One of the main genres, if you want, within video essay production concerns the analysis of a particular filmmaker’s trademark style. Most often a director is the subject of such a formalist analysis (an aftereffect of the once dominant auteur theory). But directors of photography also command enough fascination to warrant video essays being dedicated to their work. YouTube video essayist Wolfcrow even devoted an entire series to in-depth looks at the styles of great cinematographers. The Spanish online film magazine El antepenúltimo mohicano (nice name, by the way) also made a foray into this subgenre with this insightful essay about the cinematography of Emmanuel Lubezki.

 

The video traces the development of the Mexican cinematographer’s trademark techniques across three movies, all directed by compatriots of his: Children of Men (2006, Alfonso Cuarón) and Birdman and The Revenant (2014 and 2015, both Alejandro González Iñárritu).

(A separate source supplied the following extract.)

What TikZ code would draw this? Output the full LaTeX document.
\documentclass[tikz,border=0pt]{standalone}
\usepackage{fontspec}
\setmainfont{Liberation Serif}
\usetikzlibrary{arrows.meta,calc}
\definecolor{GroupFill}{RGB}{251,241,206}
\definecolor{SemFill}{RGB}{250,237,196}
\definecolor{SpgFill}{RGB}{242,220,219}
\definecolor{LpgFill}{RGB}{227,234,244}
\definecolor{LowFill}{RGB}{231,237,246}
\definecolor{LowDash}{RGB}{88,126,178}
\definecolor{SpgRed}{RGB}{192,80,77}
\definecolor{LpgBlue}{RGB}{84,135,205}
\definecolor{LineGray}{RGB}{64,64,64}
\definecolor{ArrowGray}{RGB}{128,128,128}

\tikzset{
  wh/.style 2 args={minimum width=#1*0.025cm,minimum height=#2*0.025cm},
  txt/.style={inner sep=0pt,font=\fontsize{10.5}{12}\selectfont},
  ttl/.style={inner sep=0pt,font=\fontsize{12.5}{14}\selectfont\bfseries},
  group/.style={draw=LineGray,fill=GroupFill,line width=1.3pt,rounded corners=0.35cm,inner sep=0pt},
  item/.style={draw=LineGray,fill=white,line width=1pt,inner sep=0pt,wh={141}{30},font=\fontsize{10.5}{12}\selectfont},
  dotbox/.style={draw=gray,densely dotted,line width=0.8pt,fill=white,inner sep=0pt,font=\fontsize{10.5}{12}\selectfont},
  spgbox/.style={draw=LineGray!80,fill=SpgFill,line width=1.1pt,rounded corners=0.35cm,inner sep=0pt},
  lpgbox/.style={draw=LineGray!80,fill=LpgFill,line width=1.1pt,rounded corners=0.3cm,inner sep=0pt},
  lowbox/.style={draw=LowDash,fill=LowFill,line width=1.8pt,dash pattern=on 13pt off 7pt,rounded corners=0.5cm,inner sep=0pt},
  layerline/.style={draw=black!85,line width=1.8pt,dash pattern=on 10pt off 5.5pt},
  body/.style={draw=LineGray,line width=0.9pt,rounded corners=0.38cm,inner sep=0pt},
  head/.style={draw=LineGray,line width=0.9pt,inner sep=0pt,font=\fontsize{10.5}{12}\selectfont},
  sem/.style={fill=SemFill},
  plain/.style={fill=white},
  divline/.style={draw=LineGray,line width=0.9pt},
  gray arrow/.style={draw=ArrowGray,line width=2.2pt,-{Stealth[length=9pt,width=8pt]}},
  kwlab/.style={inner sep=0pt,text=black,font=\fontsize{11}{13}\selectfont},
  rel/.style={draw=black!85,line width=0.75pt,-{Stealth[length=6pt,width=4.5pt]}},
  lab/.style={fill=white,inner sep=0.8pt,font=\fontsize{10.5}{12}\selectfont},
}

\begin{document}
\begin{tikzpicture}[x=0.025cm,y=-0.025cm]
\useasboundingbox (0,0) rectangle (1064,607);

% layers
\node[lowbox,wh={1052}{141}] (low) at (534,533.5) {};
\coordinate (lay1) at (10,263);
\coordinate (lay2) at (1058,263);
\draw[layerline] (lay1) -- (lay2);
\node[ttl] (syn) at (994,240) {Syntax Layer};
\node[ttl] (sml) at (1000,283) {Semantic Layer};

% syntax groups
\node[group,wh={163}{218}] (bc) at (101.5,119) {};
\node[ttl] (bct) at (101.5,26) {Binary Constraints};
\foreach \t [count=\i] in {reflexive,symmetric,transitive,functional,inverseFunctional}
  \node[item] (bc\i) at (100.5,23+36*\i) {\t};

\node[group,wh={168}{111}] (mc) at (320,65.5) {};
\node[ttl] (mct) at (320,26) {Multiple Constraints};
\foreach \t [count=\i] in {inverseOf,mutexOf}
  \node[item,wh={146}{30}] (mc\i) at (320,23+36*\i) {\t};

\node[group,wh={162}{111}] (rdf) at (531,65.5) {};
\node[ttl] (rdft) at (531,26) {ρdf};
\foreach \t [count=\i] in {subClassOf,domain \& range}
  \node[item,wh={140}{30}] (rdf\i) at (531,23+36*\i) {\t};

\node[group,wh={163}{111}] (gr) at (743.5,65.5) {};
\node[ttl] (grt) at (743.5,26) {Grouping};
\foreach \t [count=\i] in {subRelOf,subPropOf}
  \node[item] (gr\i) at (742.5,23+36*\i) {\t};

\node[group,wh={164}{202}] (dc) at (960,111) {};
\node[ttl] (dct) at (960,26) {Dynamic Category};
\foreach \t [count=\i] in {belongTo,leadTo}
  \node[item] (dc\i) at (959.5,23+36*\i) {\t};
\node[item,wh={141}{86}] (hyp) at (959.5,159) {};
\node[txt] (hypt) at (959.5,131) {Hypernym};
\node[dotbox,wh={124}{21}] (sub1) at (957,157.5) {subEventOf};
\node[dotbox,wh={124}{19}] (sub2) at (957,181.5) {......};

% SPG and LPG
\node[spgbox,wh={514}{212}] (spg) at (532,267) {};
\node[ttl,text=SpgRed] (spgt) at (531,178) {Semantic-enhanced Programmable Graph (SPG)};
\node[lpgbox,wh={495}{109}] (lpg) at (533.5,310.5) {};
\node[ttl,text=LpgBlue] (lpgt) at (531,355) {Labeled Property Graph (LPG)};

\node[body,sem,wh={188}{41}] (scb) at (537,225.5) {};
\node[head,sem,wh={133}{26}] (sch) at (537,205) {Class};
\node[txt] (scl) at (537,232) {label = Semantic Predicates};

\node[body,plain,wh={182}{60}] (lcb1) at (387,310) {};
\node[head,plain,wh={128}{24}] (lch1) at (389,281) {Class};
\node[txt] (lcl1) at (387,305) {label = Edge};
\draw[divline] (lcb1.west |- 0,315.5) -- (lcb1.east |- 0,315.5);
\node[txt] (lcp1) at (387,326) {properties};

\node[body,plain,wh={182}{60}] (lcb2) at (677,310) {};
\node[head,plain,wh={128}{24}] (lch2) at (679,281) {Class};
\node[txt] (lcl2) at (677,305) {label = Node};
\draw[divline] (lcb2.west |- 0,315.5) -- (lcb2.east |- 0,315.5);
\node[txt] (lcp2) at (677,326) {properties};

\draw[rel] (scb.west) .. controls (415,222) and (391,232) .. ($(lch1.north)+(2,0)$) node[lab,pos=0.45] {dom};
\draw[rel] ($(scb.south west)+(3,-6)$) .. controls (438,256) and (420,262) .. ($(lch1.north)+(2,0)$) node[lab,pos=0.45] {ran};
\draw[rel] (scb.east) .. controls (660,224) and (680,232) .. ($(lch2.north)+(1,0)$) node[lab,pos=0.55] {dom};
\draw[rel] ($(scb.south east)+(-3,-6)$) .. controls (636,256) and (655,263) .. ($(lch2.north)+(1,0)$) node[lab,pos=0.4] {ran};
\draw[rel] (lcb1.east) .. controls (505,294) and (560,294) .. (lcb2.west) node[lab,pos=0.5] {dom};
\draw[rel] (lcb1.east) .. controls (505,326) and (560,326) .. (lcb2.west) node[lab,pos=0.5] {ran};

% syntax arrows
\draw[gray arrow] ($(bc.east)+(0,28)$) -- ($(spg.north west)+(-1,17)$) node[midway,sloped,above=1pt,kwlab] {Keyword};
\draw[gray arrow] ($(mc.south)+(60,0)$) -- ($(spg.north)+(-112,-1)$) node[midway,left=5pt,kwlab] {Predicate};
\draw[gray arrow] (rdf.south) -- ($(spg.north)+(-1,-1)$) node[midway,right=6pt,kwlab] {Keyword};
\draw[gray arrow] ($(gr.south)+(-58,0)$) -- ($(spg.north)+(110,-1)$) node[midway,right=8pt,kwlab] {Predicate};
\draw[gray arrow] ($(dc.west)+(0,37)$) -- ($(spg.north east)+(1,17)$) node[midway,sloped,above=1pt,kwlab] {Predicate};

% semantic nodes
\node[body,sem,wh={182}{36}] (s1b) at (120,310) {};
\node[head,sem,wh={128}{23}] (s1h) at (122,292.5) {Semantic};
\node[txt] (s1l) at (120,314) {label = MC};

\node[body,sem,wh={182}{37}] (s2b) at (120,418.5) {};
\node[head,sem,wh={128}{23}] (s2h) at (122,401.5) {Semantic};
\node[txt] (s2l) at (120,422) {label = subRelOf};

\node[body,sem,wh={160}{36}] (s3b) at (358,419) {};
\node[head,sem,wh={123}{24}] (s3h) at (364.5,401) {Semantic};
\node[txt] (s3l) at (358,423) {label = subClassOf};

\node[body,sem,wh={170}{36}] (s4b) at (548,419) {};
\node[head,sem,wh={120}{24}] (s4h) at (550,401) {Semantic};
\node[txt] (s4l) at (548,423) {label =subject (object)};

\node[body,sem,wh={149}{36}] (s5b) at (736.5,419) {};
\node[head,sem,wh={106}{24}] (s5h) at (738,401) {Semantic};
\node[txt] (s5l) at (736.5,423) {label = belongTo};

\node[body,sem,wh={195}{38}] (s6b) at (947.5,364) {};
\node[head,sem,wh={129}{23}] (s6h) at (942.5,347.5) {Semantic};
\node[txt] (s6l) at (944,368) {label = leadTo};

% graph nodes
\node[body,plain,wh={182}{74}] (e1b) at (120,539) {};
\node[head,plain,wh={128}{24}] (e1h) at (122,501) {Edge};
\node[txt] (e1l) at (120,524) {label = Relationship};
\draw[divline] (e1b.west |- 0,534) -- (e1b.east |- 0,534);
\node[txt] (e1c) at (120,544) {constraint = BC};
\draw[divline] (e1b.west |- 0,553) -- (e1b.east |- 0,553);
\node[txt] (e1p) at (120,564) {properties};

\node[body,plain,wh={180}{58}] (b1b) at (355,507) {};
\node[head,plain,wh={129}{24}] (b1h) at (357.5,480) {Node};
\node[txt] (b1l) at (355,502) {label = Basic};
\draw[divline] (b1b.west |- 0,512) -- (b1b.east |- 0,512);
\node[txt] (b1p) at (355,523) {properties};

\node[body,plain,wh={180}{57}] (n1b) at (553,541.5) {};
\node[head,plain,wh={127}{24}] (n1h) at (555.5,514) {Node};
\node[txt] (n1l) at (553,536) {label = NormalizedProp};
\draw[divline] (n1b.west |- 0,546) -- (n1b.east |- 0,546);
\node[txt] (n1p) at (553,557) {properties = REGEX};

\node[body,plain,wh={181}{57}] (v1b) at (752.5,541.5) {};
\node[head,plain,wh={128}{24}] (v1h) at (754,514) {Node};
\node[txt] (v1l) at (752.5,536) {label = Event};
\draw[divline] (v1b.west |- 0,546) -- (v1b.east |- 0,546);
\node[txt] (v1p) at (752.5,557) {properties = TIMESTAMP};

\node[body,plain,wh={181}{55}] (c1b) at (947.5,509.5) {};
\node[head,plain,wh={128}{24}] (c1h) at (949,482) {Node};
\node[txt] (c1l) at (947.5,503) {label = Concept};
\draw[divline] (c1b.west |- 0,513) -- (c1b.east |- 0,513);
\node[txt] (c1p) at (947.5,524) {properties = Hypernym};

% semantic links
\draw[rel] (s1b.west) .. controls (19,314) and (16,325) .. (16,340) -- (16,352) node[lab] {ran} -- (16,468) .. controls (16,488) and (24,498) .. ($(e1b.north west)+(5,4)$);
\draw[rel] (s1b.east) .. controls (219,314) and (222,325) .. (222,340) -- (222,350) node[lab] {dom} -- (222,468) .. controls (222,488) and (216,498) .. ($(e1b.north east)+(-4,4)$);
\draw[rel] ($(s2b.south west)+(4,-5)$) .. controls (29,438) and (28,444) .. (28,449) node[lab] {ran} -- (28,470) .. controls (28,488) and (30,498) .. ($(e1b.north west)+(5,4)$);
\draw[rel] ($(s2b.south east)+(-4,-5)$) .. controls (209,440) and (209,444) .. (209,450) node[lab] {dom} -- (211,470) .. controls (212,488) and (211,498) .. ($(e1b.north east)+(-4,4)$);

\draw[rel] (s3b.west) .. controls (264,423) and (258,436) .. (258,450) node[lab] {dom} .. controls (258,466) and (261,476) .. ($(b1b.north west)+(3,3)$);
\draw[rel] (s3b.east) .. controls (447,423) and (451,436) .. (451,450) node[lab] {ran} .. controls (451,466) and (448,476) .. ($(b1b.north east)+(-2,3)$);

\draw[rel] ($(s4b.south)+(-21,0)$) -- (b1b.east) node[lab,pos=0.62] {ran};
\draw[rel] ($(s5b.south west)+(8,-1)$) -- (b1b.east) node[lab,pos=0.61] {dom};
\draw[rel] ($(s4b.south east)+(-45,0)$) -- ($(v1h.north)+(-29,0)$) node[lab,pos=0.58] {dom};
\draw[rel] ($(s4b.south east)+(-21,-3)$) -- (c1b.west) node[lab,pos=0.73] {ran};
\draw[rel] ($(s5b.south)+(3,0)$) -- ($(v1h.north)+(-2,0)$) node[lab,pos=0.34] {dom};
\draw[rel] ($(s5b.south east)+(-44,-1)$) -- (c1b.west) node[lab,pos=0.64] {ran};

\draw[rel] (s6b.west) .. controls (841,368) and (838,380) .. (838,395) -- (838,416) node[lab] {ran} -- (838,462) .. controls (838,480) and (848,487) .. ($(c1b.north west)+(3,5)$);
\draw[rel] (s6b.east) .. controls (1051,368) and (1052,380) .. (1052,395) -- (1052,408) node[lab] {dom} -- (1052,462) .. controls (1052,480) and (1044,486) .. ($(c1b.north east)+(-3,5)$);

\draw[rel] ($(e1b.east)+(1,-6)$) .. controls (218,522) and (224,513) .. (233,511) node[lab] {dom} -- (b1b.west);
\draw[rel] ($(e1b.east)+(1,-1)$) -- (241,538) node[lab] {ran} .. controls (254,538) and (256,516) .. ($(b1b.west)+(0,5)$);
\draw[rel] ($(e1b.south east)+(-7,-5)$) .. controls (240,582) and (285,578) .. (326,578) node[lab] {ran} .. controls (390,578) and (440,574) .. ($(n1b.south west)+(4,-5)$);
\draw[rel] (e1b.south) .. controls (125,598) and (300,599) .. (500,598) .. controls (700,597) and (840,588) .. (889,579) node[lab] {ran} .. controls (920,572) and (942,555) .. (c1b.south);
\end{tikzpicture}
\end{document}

The maker of this video essay, Juan Agustín Montón, pays ample attention to the technical choices Lubezki makes: he for instance details the focal lengths that “Chivo” uses most often. But there’s more to this effort than just technical geekery. Montón supplements those technical details with thoughts on Lubezki’s staging and blocking. All those elements become the starting point to discuss the DOP’s immersive ambitions, his photographic poetics. The epigraphic format that the maker chose may not be the best fit for this particular subject (the Spanish texts are onscreen only briefly at times, and can distract from the very images that are being studied here) but Montón makes up for this with his solid analysis.